Quelle est la différence entre un "patois" et une "langue", selon vous ?
Euh... C'est une question de superficie ? De nombre de locuteurs ? A vrai dire, je ne suis pas du tout spécialiste du sujet.
Votre affirmation me surprend. A ma connaissance, le normand est bel et bien reconnu comme une langue par l'Etat depuis 1999, lorsqu'une liste officielle a été établie à sa demande par le professeur Bernard Cerquiglini au moment du débat sur la charte européenne des langues régionales et minoritaires...
Ah bon ?
Oui. Bernard Cerquiglini me l'a confirmé par téléphone, ainsi que la délégation à la langue française et aux langues de France du ministère de la culture...
(Un blanc) Ce que je voulais dire, c'est que le normand ne fait pas partie des langues régionales enseignées par le ministère de l'éducation nationale.
Vous n'avez pas dit cela : vous avez affirmé que le normand n'était pas une langue, mais un patois...
Je me suis mal exprimée... Je voulais dire qu'on ne peut pas utiliser l'expression "enseignement du normand" puisqu'il ne fait pas partie des langues régionales enseignées par le ministère de l'Education nationale. Il faut parler de "sensibilisation aux parlers normands", mais pas d'"enseignement de la langue normande".
L'enseignante est pourtant formelle : on lui a interdit d'utiliser l'expression "langue normande". Une version que confirme Hervé Morin, le président de la région...
C'est-à-dire... Il y a sans doute eu un malentendu.
Donc, l'enseignante et le chef d'établissement ont le droit de parler de "langue normande" ?
Oui, oui. C'est "enseignement" qu'il faut éviter. A défaut, on risquerait d'encourager des pressions politiques en faveur de l'enseignement de ces langues.

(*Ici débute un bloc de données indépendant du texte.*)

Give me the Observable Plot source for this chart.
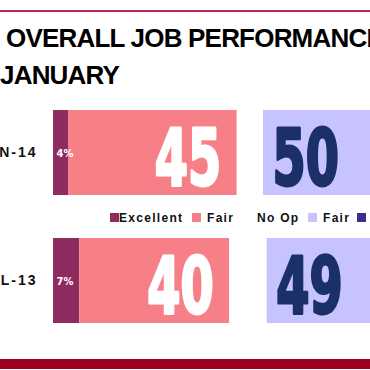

En quoi serait-ce un problème ? Le normand est qualifié de langue "sérieusement en danger" par l'Unesco et, selon les experts, seul son apprentissage à l'école permettra de le sauver...
Cela poserait un problème de moyens ; il faudrait former des professeurs, allouer des budgets ; ce n'est pas du tout la priorité.
Donc, on laisse ces langues mourir ?
Ce n'est pas à moi de répondre à cette question. Voyez avec le ministre...
Le ministre refuse de l'ajouter aux langues enseignées. Faut-il y voir une forme de réponse ?
Nous n'avons pas de consignes du ministre pour agir contre les langues régionales.
Avez-vous des consignes pour agir en leur faveur ?
Non plus. Il y a d'autres priorités.